Die Studie von Thomas A. Bryer (2009) (abstract hier ) untersucht dies anhand von zwei empirischen Fällen in Los Angeles, in denen jeweils eine städtische Behörde mit bürgerschaftlichen Gremien, sogenannten Neighbourhood Councils , zusammenarbeitet. Diese Neighbourhood Councils – eine Art ‘Runde Tische’ – wurden gegründet, um die Kommunikation zwischen der Verwaltung , dem Stadtrat und der Bürgerschaft zu verbessern und um Bürgern mehr Mitsprachemöglichkeiten zu verschaffen. Die Neighbourhood Councils sollen Rat und Verwaltung bei der Entscheidungsfindung unterstützen und die städtische Politik aus der Einwohnerperspektive heraus kommentieren.

Mit der Schaffung entsprechender bürgerschaftlicher Gremien ist immer die Hoffnung verbunden, dass die Einwohner einer Gemeinde auf diese Weise mehr Gehör gegenüber Politik und Verwaltung erlangen. Aber diese Hoffnung erfüllt sich nicht automatisch, denn die Verwaltungen reagieren ganz unterschiedlich offen auf die Partizipationswünsche der Bevölkerung. Die Studie kommt zu dem Ergebnis, dass das Selbstbild der Behörde und ihre Wahrnehmung der bürgerschaftlichen Seite entscheidend dafür ist, wie responsiv sie sich verhält.

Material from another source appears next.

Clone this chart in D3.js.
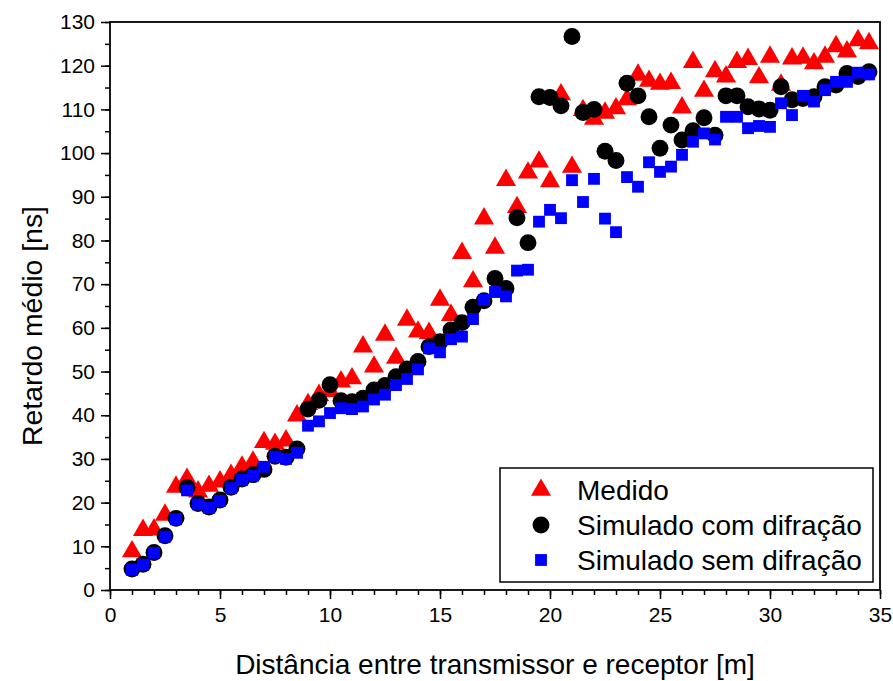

Wenn einer Behörde die interaktive, auf einen Dialog hin ausgerichtete Perspektive fehlt, wenn sie ihren eigenen Status als Experte betont und bürgerschaftliche Mitsprache als ‘Angriff’ auf die Neutralität und inhaltliche Überlegenheit des Amtes sieht, dann kann keine Partnerschaft zwischen der kommunalen Organisation und den bürgerschaftlichen Gremien aufgebaut werden. Letztere werden in diesem Fall lediglich als mögliche Multiplikatoren der Verwaltungsposition gesehen und nicht als wertvolle Ideengeber, die ihr Quartier und ihre Bedarfe am besten kennen.

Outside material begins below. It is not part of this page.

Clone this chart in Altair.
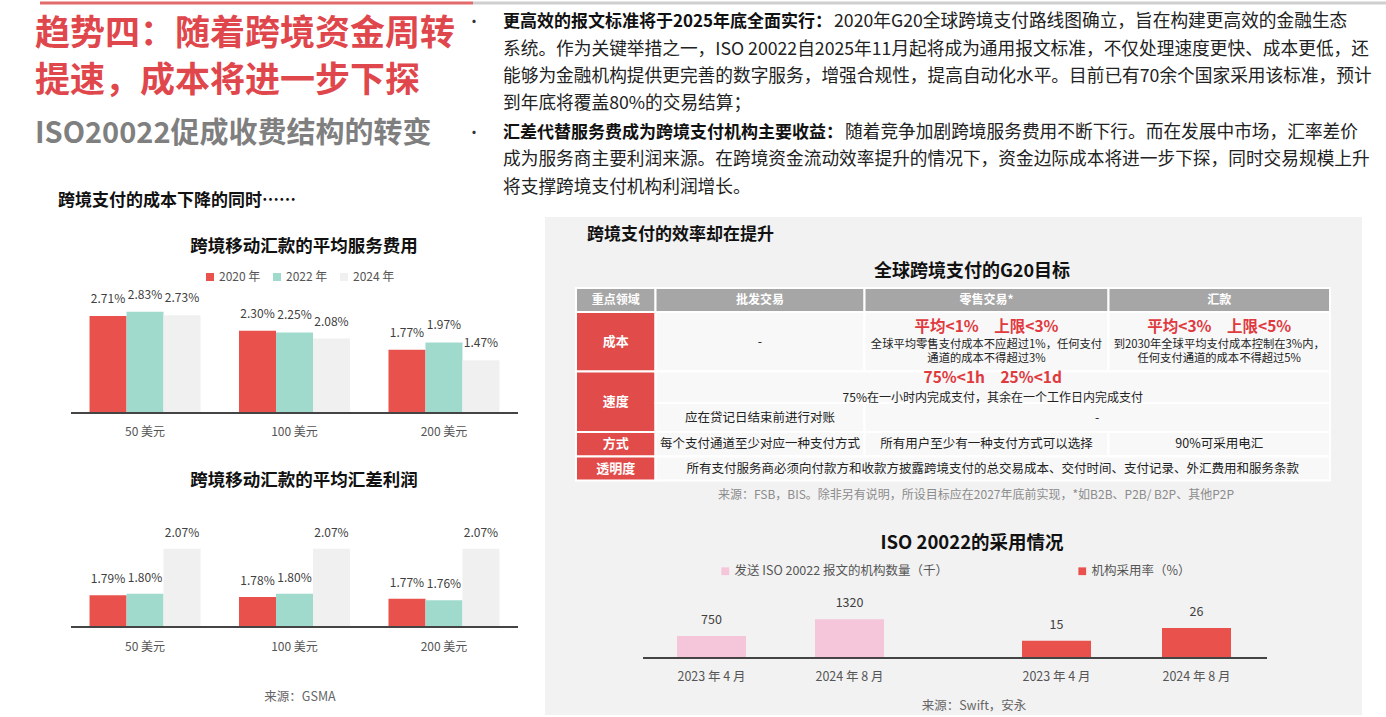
import altair as alt
import pandas as pd

FONT = "Noto Sans CJK SC"

# ---------------- data ----------------
amounts = ["50 美元", "100 美元", "200 美元"]
years = ["2020 年", "2022 年", "2024 年"]

# average service fee of cross-border mobile remittances (%)
fee_2020 = [2.71, 2.30, 1.77]
fee_2022 = [2.83, 2.25, 1.97]
fee_2024 = [2.73, 2.08, 1.47]

# average FX margin of cross-border mobile remittances (%)
fx_2020 = [1.79, 1.78, 1.77]
fx_2022 = [1.80, 1.80, 1.76]
fx_2024 = [2.07, 2.07, 2.07]

iso_periods = ["2023 年 4 月", "2024 年 8 月"]
iso_institutions = [750, 1320]      # thousand institutions
iso_adoption = [15, 26]             # adoption rate, %
iso_series = ["发送 ISO 20022 报文的机构数量（千）", "机构采用率（%）"]

title_lines = ["趋势四：随着跨境资金周转", "提速，成本将进一步下探"]
subtitle = "ISO20022促成收费结构的转变"
left_heading = "跨境支付的成本下降的同时……"
fee_title = "跨境移动汇款的平均服务费用"
fx_title = "跨境移动汇款的平均汇差利润"
left_source = "来源：GSMA"

para1_lead = "更高效的报文标准将于2025年底全面实行："
para1_lines = [
    "2020年G20全球跨境支付路线图确立，旨在构建更高效的金融生态",
    "系统。作为关键举措之一，ISO 20022自2025年11月起将成为通用报文标准，不仅处理速度更快、成本更低，还",
    "能够为金融机构提供更完善的数字服务，增强合规性，提高自动化水平。目前已有70余个国家采用该标准，预计",
    "到年底将覆盖80%的交易结算；",
]
para2_lead = "汇差代替服务费成为跨境支付机构主要收益："
para2_lines = [
    "随着竞争加剧跨境服务费用不断下行。而在发展中市场，汇率差价",
    "成为服务商主要利润来源。在跨境资金流动效率提升的情况下，资金边际成本将进一步下探，同时交易规模上升",
    "将支撑跨境支付机构利润增长。",
]

right_heading = "跨境支付的效率却在提升"
table_title = "全球跨境支付的G20目标"
table_header = ["重点领域", "批发交易", "零售交易*", "汇款"]
row_labels = ["成本", "速度", "方式", "透明度"]
cost_retail = ["平均<1%\u3000上限<3%", "全球平均零售支付成本不应超过1%，任何支付", "通道的成本不得超过3%"]
cost_remit = ["平均<3%\u3000上限<5%", "到2030年全球平均支付成本控制在3%内，", "任何支付通道的成本不得超过5%"]
speed_target = ["75%<1h\u300025%<1d", "75%在一小时内完成支付，其余在一个工作日内完成支付"]
speed_wholesale = "应在贷记日结束前进行对账"
access_row = ["每个支付通道至少对应一种支付方式", "所有用户至少有一种支付方式可以选择", "90%可采用电汇"]
transparency_row = "所有支付服务商必须向付款方和收款方披露跨境支付的总交易成本、交付时间、支付记录、外汇费用和服务条款"
table_source = "来源：FSB，BIS。除非另有说明，所设目标应在2027年底前实现，*如B2B、P2B/ B2P、其他P2P"
iso_title = "ISO 20022的采用情况"
iso_source = "来源：Swift，安永"

# ---------------- palette ----------------
RED = "#E8514C"
TEAL = "#9FDACD"
LIGHT = "#F0F0F0"
PINK = "#F5C6DA"
TITLE_RED = "#E0474C"
LABEL = "#404040"

ONE = alt.Data(values=[{"_": 0}])


def txt(s, x, y, size=12, color="#333333", weight="normal", align="center", dy=0):
    return (
        alt.Chart(ONE)
        .mark_text(text=s, fontSize=size, color=color, fontWeight=weight,
                   align=align, baseline="middle", font=FONT, dy=dy)
        .encode(x=alt.value(x), y=alt.value(y))
    )


def rule(x0, x1, y, color, width):
    return (
        alt.Chart(ONE)
        .mark_rule(color=color, strokeWidth=width)
        .encode(x=alt.value(x0), x2=alt.value(x1), y=alt.value(y))
    )


def grouped_bars(series, y_domain, y_range, x_range, cat_y, dy, legend):
    rows = []
    for yr, vals in zip(years, series):
        for a, v in zip(amounts, vals):
            rows.append({"amount": a, "year": yr, "v": v, "label": f"{v:.2f}%"})
    df = pd.DataFrame(rows)
    x = alt.X("amount:N", sort=amounts, axis=None,
              scale=alt.Scale(domain=amounts, range=x_range,
                              paddingInner=0.2575, paddingOuter=0.124))
    xo = alt.XOffset("year:N", sort=years, scale=alt.Scale(domain=years))
    y = alt.Y("v:Q", axis=None,
              scale=alt.Scale(domain=y_domain, range=y_range, zero=False, nice=False))
    color = alt.Color("year:N", sort=years,
                      scale=alt.Scale(domain=years, range=[RED, TEAL, LIGHT]),
                      legend=legend)
    bars = alt.Chart(df).mark_bar().encode(
        x=x, xOffset=xo, y=y, y2=alt.datum(y_domain[0]), color=color)
    labels = alt.Chart(df).mark_text(
        dy=dy, fontSize=12, color=LABEL, font=FONT, baseline="middle"
    ).encode(x=x, xOffset=xo, y=y, text="label:N")
    cats = alt.Chart(pd.DataFrame({"amount": amounts})).mark_text(
        fontSize=12, color="#555555", font=FONT, baseline="middle"
    ).encode(x=x, y=alt.value(cat_y), text="amount:N")
    base = rule(x_range[0], x_range[1], y_range[0], "#444444", 2)
    return alt.layer(bars, labels, cats, base)


def single_bars(values, name, colour, x_range, pad_inner, y_domain, y_range, legend_x):
    df = pd.DataFrame({"period": iso_periods, "v": values,
                       "series": [name] * len(values)})
    x = alt.X("period:N", sort=iso_periods, axis=None,
              scale=alt.Scale(domain=iso_periods, range=x_range,
                              paddingInner=pad_inner, paddingOuter=0.25))
    y = alt.Y("v:Q", axis=None,
              scale=alt.Scale(domain=y_domain, range=y_range, zero=True, nice=False))
    color = alt.Color("series:N", scale=alt.Scale(domain=[name], range=[colour]),
                      legend=alt.Legend(orient="none", legendX=legend_x, legendY=565,
                                        title=None, symbolType="square", symbolSize=60,
                                        symbolStrokeWidth=0, labelFontSize=12.5,
                                        labelColor="#555555", labelFont=FONT,
                                        labelLimit=400, labelOffset=3, padding=0))
    bars = alt.Chart(df).mark_bar().encode(x=x, y=y, color=color)
    labels = alt.Chart(df).mark_text(
        dy=-16, fontSize=12.5, color=LABEL, font=FONT, baseline="middle"
    ).encode(x=x, y=y, text="v:Q")
    cats = alt.Chart(df).mark_text(
        fontSize=12.5, color="#555555", font=FONT, baseline="middle"
    ).encode(x=x, y=alt.value(677), text="period:N")
    return alt.layer(bars, labels, cats)


layers = []

# top border
layers.append(rule(40, 473, 3, "#E26A6A", 3))
layers.append(rule(473, 1386, 3, "#CFCFCF", 3))

# headline block
layers.append(txt(title_lines[0], 35, 34, 35, TITLE_RED, "bold", "left"))
layers.append(txt(title_lines[1], 35, 81, 35, TITLE_RED, "bold", "left"))
layers.append(txt(subtitle, 35, 134, 29, "#7F7F7F", "bold", "left"))
layers.append(txt(left_heading, 58, 201, 17, "#111111", "bold", "left"))

# commentary paragraphs
line_y = [22, 50, 77, 104, 133, 160, 188]
layers.append(txt("•", 474, line_y[0], 15, "#333333"))
layers.append(txt("•", 474, line_y[4], 15, "#333333"))
layers.append(txt(para1_lead, 503, line_y[0], 17, "#111111", "bold", "left"))
layers.append(txt(para1_lines[0], 834, line_y[0], 17.7, "#222222", "normal", "left"))
for ln, yy in zip(para1_lines[1:], line_y[1:4]):
    layers.append(txt(ln, 503, yy, 17.7, "#222222", "normal", "left"))
layers.append(txt(para2_lead, 503, line_y[4], 17, "#111111", "bold", "left"))
layers.append(txt(para2_lines[0], 845, line_y[4], 17.7, "#222222", "normal", "left"))
for ln, yy in zip(para2_lines[1:], line_y[5:]):
    layers.append(txt(ln, 503, yy, 17.7, "#222222", "normal", "left"))

# left: service fee chart
layers.append(txt(fee_title, 304, 247, 17.5, "#111111", "bold"))
fee_legend = alt.Legend(orient="none", legendX=204, legendY=271, direction="horizontal",
                        title=None, symbolType="square", symbolSize=64,
                        symbolStrokeWidth=0, labelFontSize=12, labelColor="#555555",
                        labelFont=FONT, columnPadding=10, labelOffset=3, padding=0)
layers.append(grouped_bars([fee_2020, fee_2022, fee_2024], [0, 3], [413, 305.6],
                           [71, 518], 432, -17, fee_legend))

# left: FX margin chart
layers.append(txt(fx_title, 304, 481, 17.5, "#111111", "bold"))
layers.append(grouped_bars([fx_2020, fx_2022, fx_2024], [1.6, 2.2], [627, 527],
                           [71, 518], 647, -16, None))
layers.append(txt(left_source, 300, 697, 12.5, "#666666"))

# right panel background
layers.append(alt.Chart(ONE).mark_rect(color="#F2F2F2").encode(
    x=alt.value(545), x2=alt.value(1362), y=alt.value(217), y2=alt.value(715)))
layers.append(txt(right_heading, 587, 235, 17, "#111111", "bold", "left"))
layers.append(txt(table_title, 972, 272, 18, "#111111", "bold"))

# G20 targets table
col_px = [576, 655.5, 864.5, 1108.5, 1330]
row_px = [288, 312, 371.5, 403, 432, 456.5, 480.5]
cells = pd.DataFrame(
    [(0, 1, 0, 1, "head"), (1, 2, 0, 1, "head"), (2, 3, 0, 1, "head"), (3, 4, 0, 1, "head"),
     (0, 1, 1, 2, "label"), (0, 1, 2, 4, "label"), (0, 1, 4, 5, "label"), (0, 1, 5, 6, "label"),
     (1, 2, 1, 2, "body"), (2, 3, 1, 2, "body"), (3, 4, 1, 2, "body"),
     (1, 4, 2, 3, "body"), (1, 2, 3, 4, "body"), (2, 4, 3, 4, "body"),
     (1, 2, 4, 5, "body"), (2, 3, 4, 5, "body"), (3, 4, 4, 5, "body"),
     (1, 4, 5, 6, "body")],
    columns=["c0", "c1", "r0", "r1", "kind"])
xs = alt.Scale(domain=[0, 1, 2, 3, 4], range=col_px, zero=False, nice=False)
ys = alt.Scale(domain=[0, 1, 2, 3, 4, 5, 6], range=row_px, zero=False, nice=False)
layers.append(alt.Chart(cells).mark_rect(stroke="white", strokeWidth=2).encode(
    x=alt.X("c0:Q", scale=xs, axis=None), x2="c1:Q",
    y=alt.Y("r0:Q", scale=ys, axis=None), y2="r1:Q",
    color=alt.Color("kind:N", legend=None,
                    scale=alt.Scale(domain=["head", "label", "body"],
                                    range=["#A6A6A6", "#E14C4A", "#F8F8F8"]))))


def cx(c0, c1):
    return (col_px[c0] + col_px[c1]) / 2


def cy(r0, r1):
    return (row_px[r0] + row_px[r1]) / 2


for i, h in enumerate(table_header):
    layers.append(txt(h, cx(i, i + 1), cy(0, 1), 12, "white", "bold"))
for lab, (r0, r1) in zip(row_labels, [(1, 2), (2, 4), (4, 5), (5, 6)]):
    layers.append(txt(lab, cx(0, 1), cy(r0, r1), 13, "white", "bold"))

BODY = "#222222"
HL = "#E0393E"
layers.append(txt("-", cx(1, 2), cy(1, 2), 12.5, BODY))
for col, lines in ((2, cost_retail), (3, cost_remit)):
    layers.append(txt(lines[0], cx(col, col + 1), cy(1, 2), 15.5, HL, "bold", dy=-15))
    layers.append(txt(lines[1], cx(col, col + 1), cy(1, 2), 11.3, BODY, dy=3))
    layers.append(txt(lines[2], cx(col, col + 1), cy(1, 2), 11.3, BODY, dy=17))
layers.append(txt(speed_target[0], cx(1, 4), cy(2, 3), 15.5, HL, "bold", dy=-9.5))
layers.append(txt(speed_target[1], cx(1, 4), cy(2, 3), 12, BODY, dy=10.5))
layers.append(txt(speed_wholesale, cx(1, 2), cy(3, 4), 12.5, BODY))
layers.append(txt("-", cx(2, 4), cy(3, 4), 12.5, BODY))
for i, s in enumerate(access_row):
    layers.append(txt(s, cx(i + 1, i + 2), cy(4, 5), 12.5, BODY))
layers.append(txt(transparency_row, cx(1, 4), cy(5, 6), 12.5, BODY))
layers.append(txt(table_source, 976, 495, 12, "#8C8C8C"))

# ISO 20022 adoption
layers.append(txt(iso_title, 972, 543, 18.5, "#111111", "bold"))
layers.append(single_bars(iso_institutions, iso_series[0], PINK, [642.5, 918.5], 0.5,
                          [0, 1500], [658, 613.9], 719))
layers.append(single_bars(iso_adoption, iso_series[1], RED, [987, 1266], 0.507,
                          [0, 30], [658, 623.4], 1076))
layers.append(rule(643, 1267, 658, "#444444", 2))
layers.append(txt(iso_source, 974, 706, 12.5, "#666666"))

chart = (
    alt.layer(*layers)
    .resolve_scale(x="independent", y="independent", color="independent",
                   xOffset="independent")
    .properties(width=1386, height=717, padding=0, background="white",
                autosize=alt.AutoSizeParams(type="none"))
    .configure_view(stroke=None)
)

chart.save("out.html", embed_options={"renderer": "svg", "actions": False})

Die Thesen, die Bryer aufgrund der empirischen Ergebnisse aufstellt, kann man als Richtschnur nehmen, wenn es darum geht, die Responsivität von Organisationen gegenüber ihren Stakeholdern zu bestimmen. Danach verhalten sich Organisationen – offline oder im Internet – umso aufnahmebereiter gegenüber den (Bürger-)Stakeholdern, je stärker sie

  • an langfristigen Beziehungen zu den Stakeholdern interessiert sind
  • den Stakeholdern vertrauen. Damit verbunden ist auch der Respekt für die Dialogpartner
  • Ziele mit den Stakeholdern teilen
  • von den Stakeholdern lernen wollen
  • bereit sind, Entscheidungen bottom-up zu treffen
  • und sie den strategischen Nutzen der Partnerschaften mit den Stakeholdern sehen

(vgl. Bryer 2009, 277).

Diese Voraussetzungen für Responsivität sollten gegeben sein, wenn Organisationen – zum Beispiel Nonprofits – den Schritt ins Internet machen. Wer mit einer monologischen Haltung ins Netz geht, wird vielleicht nicht scheitern, aber den Mehrwert des Internets nicht ausschöpfen können.

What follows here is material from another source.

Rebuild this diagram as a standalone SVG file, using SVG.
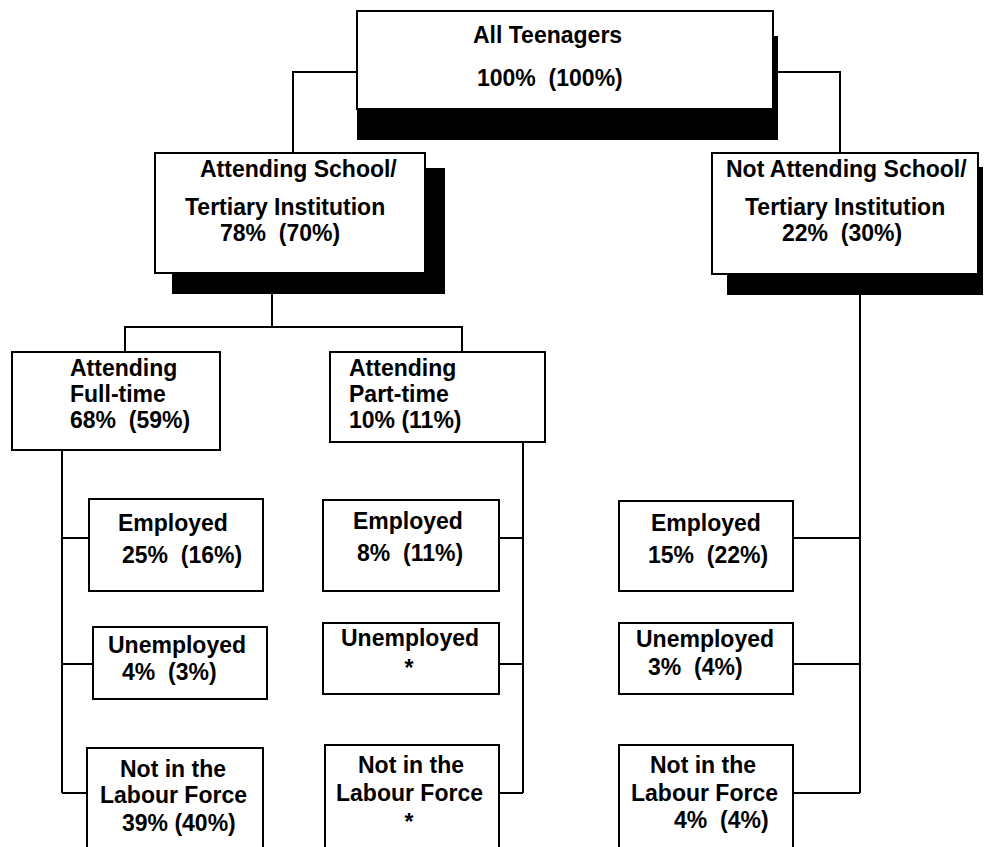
<svg xmlns="http://www.w3.org/2000/svg" width="988" height="847" viewBox="0 0 988 847">
<style>
.box{fill:#fff;stroke:#000;stroke-width:2}
.sh{fill:#000}
.ln{fill:none;stroke:#000;stroke-width:2}
text{font-family:"Liberation Sans",Arial,sans-serif;font-weight:bold;font-size:23px;fill:#000;white-space:pre}
.c{text-anchor:middle}
</style>
<rect width="988" height="847" fill="#fff"/>
<g id="connectors" class="ln">
<path d="M357,72 H293 V153"/>
<path d="M773,72 H840 V153"/>
<path d="M272,294 V327 M125,352 V327 H462 V352"/>
<path d="M62,450 V793 M62,538 H89 M62,664 H93 M62,793 H87"/>
<path d="M523,442 V793 M499,538 H523 M499,664 H523 M499,793 H523"/>
<path d="M860,295 V793 M793,538 H860 M793,664 H860 M793,793 H860"/>
</g>
<g id="all-teenagers">
<rect class="sh" x="357" y="36" width="421" height="104"/>
<rect class="box" x="357" y="11" width="416" height="98"/>
<text x="473" y="43">All Teenagers</text>
<text x="477" y="86">100%  (100%)</text>
</g>
<g id="attending-school">
<rect class="sh" x="172" y="168" width="273" height="126"/>
<rect class="box" x="155" y="153" width="270" height="120"/>
<text x="200" y="177">Attending School/</text>
<text x="185" y="215">Tertiary Institution</text>
<text x="220" y="241">78%  (70%)</text>
</g>
<g id="not-attending-school">
<rect class="sh" x="727" y="167" width="256" height="128"/>
<rect class="box" x="712" y="153" width="266" height="121"/>
<text x="726" y="177">Not Attending School/</text>
<text x="745" y="215">Tertiary Institution</text>
<text x="782" y="241">22%  (30%)</text>
</g>
<g id="full-time">
<rect class="box" x="12" y="352" width="208" height="98"/>
<text x="70" y="376">Attending</text>
<text x="70" y="402">Full-time</text>
<text x="70" y="428">68%  (59%)</text>
</g>
<g id="part-time">
<rect class="box" x="330" y="352" width="215" height="90"/>
<text x="349" y="376">Attending</text>
<text x="349" y="402">Part-time</text>
<text x="349" y="428">10% (11%)</text>
</g>
<g id="ft-employed">
<rect class="box" x="89" y="499" width="174" height="92"/>
<text x="118" y="531">Employed</text>
<text x="122" y="563">25%  (16%)</text>
</g>
<g id="ft-unemployed">
<rect class="box" x="93" y="627" width="174" height="72"/>
<text x="108" y="653">Unemployed</text>
<text x="122" y="680">4%  (3%)</text>
</g>
<g id="ft-nilf">
<rect class="box" x="87" y="748" width="176" height="110"/>
<text x="120" y="777">Not in the</text>
<text x="100" y="803">Labour Force</text>
<text x="122" y="831">39% (40%)</text>
</g>
<g id="pt-employed">
<rect class="box" x="323" y="500" width="176" height="91"/>
<text x="353" y="529">Employed</text>
<text x="357" y="561">8%  (11%)</text>
</g>
<g id="pt-unemployed">
<rect class="box" x="323" y="623" width="176" height="71"/>
<text x="341" y="646">Unemployed</text>
<text class="c" x="409" y="676">*</text>
</g>
<g id="pt-nilf">
<rect class="box" x="325" y="745" width="174" height="110"/>
<text x="358" y="773">Not in the</text>
<text x="336" y="801">Labour Force</text>
<text class="c" x="409" y="830">*</text>
</g>
<g id="na-employed">
<rect class="box" x="619" y="501" width="174" height="90"/>
<text x="651" y="531">Employed</text>
<text x="648" y="563">15%  (22%)</text>
</g>
<g id="na-unemployed">
<rect class="box" x="619" y="623" width="174" height="71"/>
<text x="636" y="647">Unemployed</text>
<text x="648" y="675">3%  (4%)</text>
</g>
<g id="na-nilf">
<rect class="box" x="619" y="745" width="174" height="110"/>
<text x="650" y="773">Not in the</text>
<text x="631" y="801">Labour Force</text>
<text x="674" y="828">4%  (4%)</text>
</g>
</svg>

Meines Erachtens wird es zukünftig für jene Organisationen schwierig werden, die angesichts der Komplexität der Problemlagen noch glauben, auf die Anregungen der Stakeholder – seien es Bürger, Klienten, Angehörige Kunden usw. – verzichten zu können. Dialog und Partizipation sind anstrengend und erhöhen die Komplexität der Entscheidungsfindung. Aber sie erweitern den Horizont von Organisationen, können die Programmumsetzung verbessern und verschaffen einer Organisation neue Ressourcen und eine stärkere gesellschaftliche Integration.